REQUIRED TASK:
Omit all pictures. Copy the rest of the material exactly.

___ RECORD EXCERPTS ___

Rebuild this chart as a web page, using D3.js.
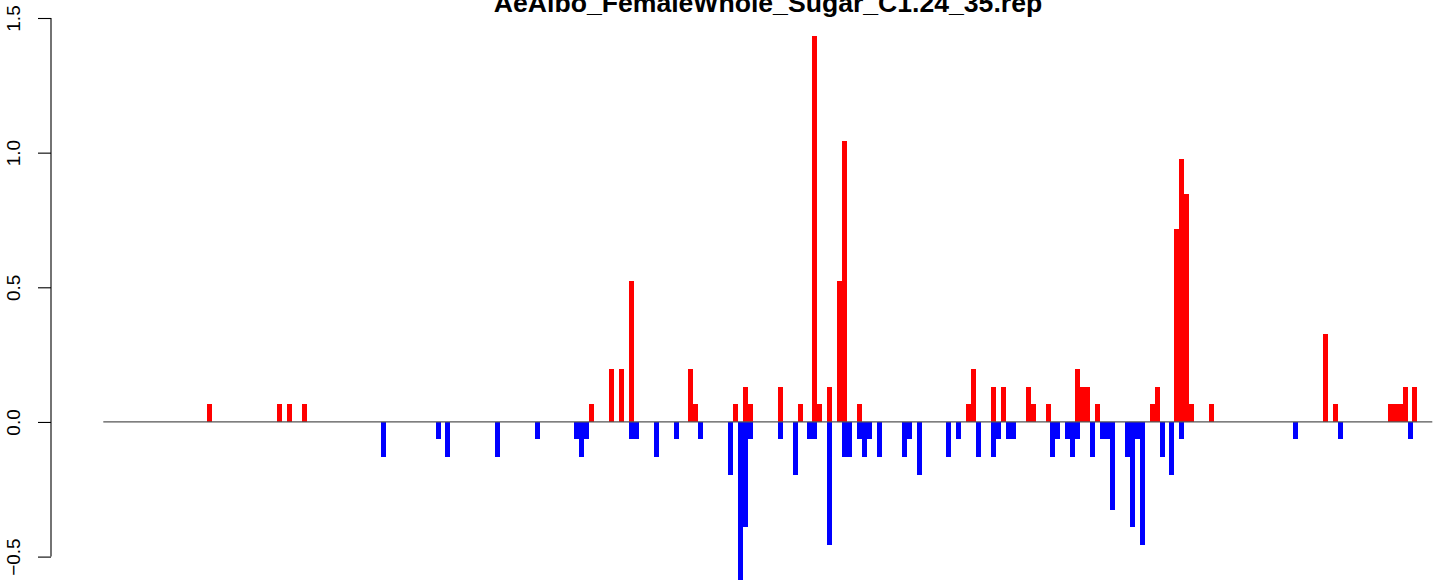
<!DOCTYPE html>
<html>
<head>
<meta charset="utf-8">
<script src="https://cdn.jsdelivr.net/npm/d3@7"></script>
<style>
  html, body { margin: 0; padding: 0; background: #fff; overflow: hidden; }
  svg { display: block; }
  text { font-family: "Liberation Sans", Arial, Helvetica, sans-serif; }
</style>
</head>
<body>
<svg id="chart" width="1441" height="582"></svg>
<script>
// ---- data ----
const chartTitle = "AeAlbo_FemaleWhole_Sugar_C1.24_35.rep";
const positionRange = [1, 269];

const upPositions = [22, 36, 38, 41, 99, 103, 105, 107, 119, 120, 128, 130, 131, 137, 141, 144, 145, 147, 149, 150, 153, 175, 176, 180, 182, 187, 188, 191, 197, 198, 199, 201, 212, 213, 217, 218, 219, 220, 224, 247, 249, 260, 261, 262, 263, 265];
const upValues = [0.065, 0.065, 0.065, 0.065, 0.065, 0.196, 0.196, 0.522, 0.196, 0.065, 0.065, 0.130, 0.065, 0.130, 0.065, 1.434, 0.065, 0.130, 0.522, 1.043, 0.065, 0.065, 0.196, 0.130, 0.130, 0.130, 0.065, 0.065, 0.196, 0.130, 0.130, 0.065, 0.065, 0.130, 0.717, 0.978, 0.848, 0.065, 0.065, 0.326, 0.065, 0.065, 0.065, 0.065, 0.130, 0.130];

const downPositions = [57, 68, 70, 80, 88, 96, 97, 98, 107, 108, 112, 116, 121, 127, 129, 130, 131, 137, 140, 143, 144, 147, 150, 151, 153, 154, 155, 157, 162, 163, 165, 171, 173, 177, 180, 181, 183, 184, 192, 193, 195, 196, 197, 200, 202, 203, 204, 207, 208, 209, 210, 214, 216, 218, 241, 250, 264];
const downValues = [-0.130, -0.065, -0.130, -0.130, -0.065, -0.065, -0.130, -0.065, -0.065, -0.065, -0.130, -0.065, -0.065, -0.196, -0.587, -0.391, -0.065, -0.065, -0.196, -0.065, -0.065, -0.456, -0.130, -0.130, -0.065, -0.130, -0.065, -0.130, -0.130, -0.065, -0.196, -0.130, -0.065, -0.130, -0.130, -0.065, -0.065, -0.065, -0.130, -0.065, -0.065, -0.130, -0.065, -0.130, -0.065, -0.065, -0.326, -0.130, -0.391, -0.065, -0.456, -0.130, -0.196, -0.065, -0.065, -0.065, -0.065];

const yTicks = [-0.5, 0.0, 0.5, 1.0, 1.5];

// ---- layout ----
const svg = d3.select("#chart");
const plotLeft = 51, plotRight = 1485;
const x = d3.scaleLinear().domain(positionRange).range([103.3, 1432.3]);
const y = d3.scaleLinear().domain([-0.5, 1.5]).range([556.6, 18.0]);
const barW = 5;

// title (partially clipped at top, like the reference)
svg.append("text")
  .attr("x", (plotLeft + plotRight) / 2)
  .attr("y", 12)
  .attr("text-anchor", "middle")
  .attr("font-weight", "bold")
  .attr("font-size", 26.6)
  .attr("fill", "#000")
  .text(chartTitle);

// y axis
const yAxis = d3.axisLeft(y)
  .tickValues(yTicks)
  .tickSize(13)
  .tickPadding(0)
  .tickFormat(d => d3.format(".1f")(d).replace("-", "\u2212"));

const gy = svg.append("g")
  .attr("transform", `translate(${plotLeft},0)`)
  .call(yAxis);
gy.select(".domain")
  .attr("d", `M0,${y(1.5)}V${y(-0.5)}`)
  .attr("stroke", "#000").attr("stroke-width", 1.1);
gy.selectAll(".tick line").attr("stroke", "#000").attr("stroke-width", 1.1);
gy.selectAll(".tick text")
  .attr("font-size", 19)
  .attr("fill", "#000")
  .attr("font-family", "'Liberation Sans', Arial, sans-serif")
  .attr("x", null).attr("dy", null)
  .attr("text-anchor", "middle")
  .attr("transform", `translate(${20 - plotLeft},0) rotate(-90)`);

// bars
const upData = upPositions.map((p, i) => ({ p, v: upValues[i] }));
const downData = downPositions.map((p, i) => ({ p, v: downValues[i] }));

svg.append("g").selectAll("rect").data(upData).join("rect")
  .attr("x", d => x(d.p))
  .attr("width", barW)
  .attr("y", d => y(d.v))
  .attr("height", d => y(0) - y(d.v))
  .attr("fill", "#FF0000")
  .attr("shape-rendering", "crispEdges");

svg.append("g").selectAll("rect").data(downData).join("rect")
  .attr("x", d => x(d.p))
  .attr("width", barW)
  .attr("y", y(0))
  .attr("height", d => y(d.v) - y(0))
  .attr("fill", "#0000FF")
  .attr("shape-rendering", "crispEdges");

// baseline across the data range
svg.append("line")
  .attr("x1", x(positionRange[0])).attr("x2", x(positionRange[1]))
  .attr("y1", y(0)).attr("y2", y(0))
  .attr("stroke", "#555").attr("stroke-width", 1.2);
</script>
</body>
</html>
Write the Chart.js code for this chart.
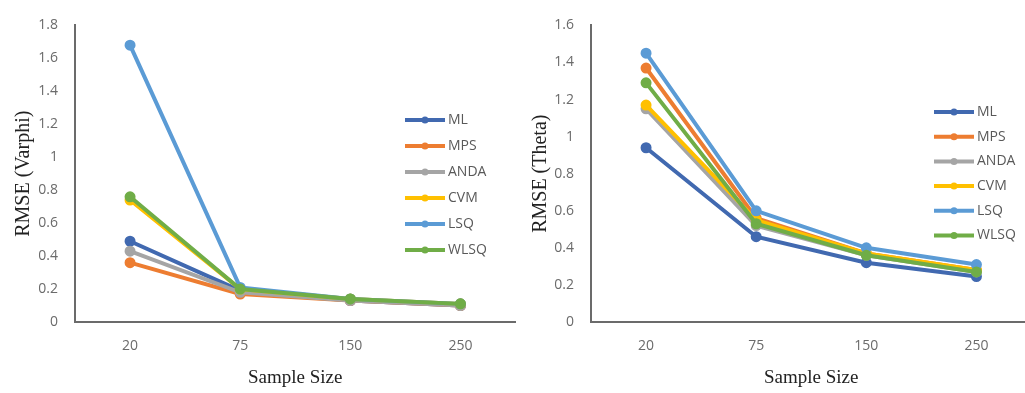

___

SOLUTION FOR THIS TASK:
Rebuild this chart as a web page, using D3.js.
<!DOCTYPE html>
<html>
<head>
<meta charset="utf-8">
<script src="https://cdn.jsdelivr.net/npm/d3@7"></script>
<style>
  html, body { margin: 0; padding: 0; background: #fff; overflow: hidden; }
  svg { display: block; }
  text { font-family: "Liberation Sans", Arial, Helvetica, sans-serif; }
</style>
</head>
<body>
<svg id="chart" width="1441" height="582"></svg>
<script>
// ---- data ----
const chartTitle = "AeAlbo_FemaleWhole_Sugar_C1.24_35.rep";
const positionRange = [1, 269];

const upPositions = [22, 36, 38, 41, 99, 103, 105, 107, 119, 120, 128, 130, 131, 137, 141, 144, 145, 147, 149, 150, 153, 175, 176, 180, 182, 187, 188, 191, 197, 198, 199, 201, 212, 213, 217, 218, 219, 220, 224, 247, 249, 260, 261, 262, 263, 265];
const upValues = [0.065, 0.065, 0.065, 0.065, 0.065, 0.196, 0.196, 0.522, 0.196, 0.065, 0.065, 0.130, 0.065, 0.130, 0.065, 1.434, 0.065, 0.130, 0.522, 1.043, 0.065, 0.065, 0.196, 0.130, 0.130, 0.130, 0.065, 0.065, 0.196, 0.130, 0.130, 0.065, 0.065, 0.130, 0.717, 0.978, 0.848, 0.065, 0.065, 0.326, 0.065, 0.065, 0.065, 0.065, 0.130, 0.130];

const downPositions = [57, 68, 70, 80, 88, 96, 97, 98, 107, 108, 112, 116, 121, 127, 129, 130, 131, 137, 140, 143, 144, 147, 150, 151, 153, 154, 155, 157, 162, 163, 165, 171, 173, 177, 180, 181, 183, 184, 192, 193, 195, 196, 197, 200, 202, 203, 204, 207, 208, 209, 210, 214, 216, 218, 241, 250, 264];
const downValues = [-0.130, -0.065, -0.130, -0.130, -0.065, -0.065, -0.130, -0.065, -0.065, -0.065, -0.130, -0.065, -0.065, -0.196, -0.587, -0.391, -0.065, -0.065, -0.196, -0.065, -0.065, -0.456, -0.130, -0.130, -0.065, -0.130, -0.065, -0.130, -0.130, -0.065, -0.196, -0.130, -0.065, -0.130, -0.130, -0.065, -0.065, -0.065, -0.130, -0.065, -0.065, -0.130, -0.065, -0.130, -0.065, -0.065, -0.326, -0.130, -0.391, -0.065, -0.456, -0.130, -0.196, -0.065, -0.065, -0.065, -0.065];

const yTicks = [-0.5, 0.0, 0.5, 1.0, 1.5];

// ---- layout ----
const svg = d3.select("#chart");
const plotLeft = 51, plotRight = 1485;
const x = d3.scaleLinear().domain(positionRange).range([103.3, 1432.3]);
const y = d3.scaleLinear().domain([-0.5, 1.5]).range([556.6, 18.0]);
const barW = 5;

// title (partially clipped at top, like the reference)
svg.append("text")
  .attr("x", (plotLeft + plotRight) / 2)
  .attr("y", 12)
  .attr("text-anchor", "middle")
  .attr("font-weight", "bold")
  .attr("font-size", 26.6)
  .attr("fill", "#000")
  .text(chartTitle);

// y axis
const yAxis = d3.axisLeft(y)
  .tickValues(yTicks)
  .tickSize(13)
  .tickPadding(0)
  .tickFormat(d => d3.format(".1f")(d).replace("-", "\u2212"));

const gy = svg.append("g")
  .attr("transform", `translate(${plotLeft},0)`)
  .call(yAxis);
gy.select(".domain")
  .attr("d", `M0,${y(1.5)}V${y(-0.5)}`)
  .attr("stroke", "#000").attr("stroke-width", 1.1);
gy.selectAll(".tick line").attr("stroke", "#000").attr("stroke-width", 1.1);
gy.selectAll(".tick text")
  .attr("font-size", 19)
  .attr("fill", "#000")
  .attr("font-family", "'Liberation Sans', Arial, sans-serif")
  .attr("x", null).attr("dy", null)
  .attr("text-anchor", "middle")
  .attr("transform", `translate(${20 - plotLeft},0) rotate(-90)`);

// bars
const upData = upPositions.map((p, i) => ({ p, v: upValues[i] }));
const downData = downPositions.map((p, i) => ({ p, v: downValues[i] }));

svg.append("g").selectAll("rect").data(upData).join("rect")
  .attr("x", d => x(d.p))
  .attr("width", barW)
  .attr("y", d => y(d.v))
  .attr("height", d => y(0) - y(d.v))
  .attr("fill", "#FF0000")
  .attr("shape-rendering", "crispEdges");

svg.append("g").selectAll("rect").data(downData).join("rect")
  .attr("x", d => x(d.p))
  .attr("width", barW)
  .attr("y", y(0))
  .attr("height", d => y(d.v) - y(0))
  .attr("fill", "#0000FF")
  .attr("shape-rendering", "crispEdges");

// baseline across the data range
svg.append("line")
  .attr("x1", x(positionRange[0])).attr("x2", x(positionRange[1]))
  .attr("y1", y(0)).attr("y2", y(0))
  .attr("stroke", "#555").attr("stroke-width", 1.2);
</script>
</body>
</html>
Write the Chart.js code for this chart.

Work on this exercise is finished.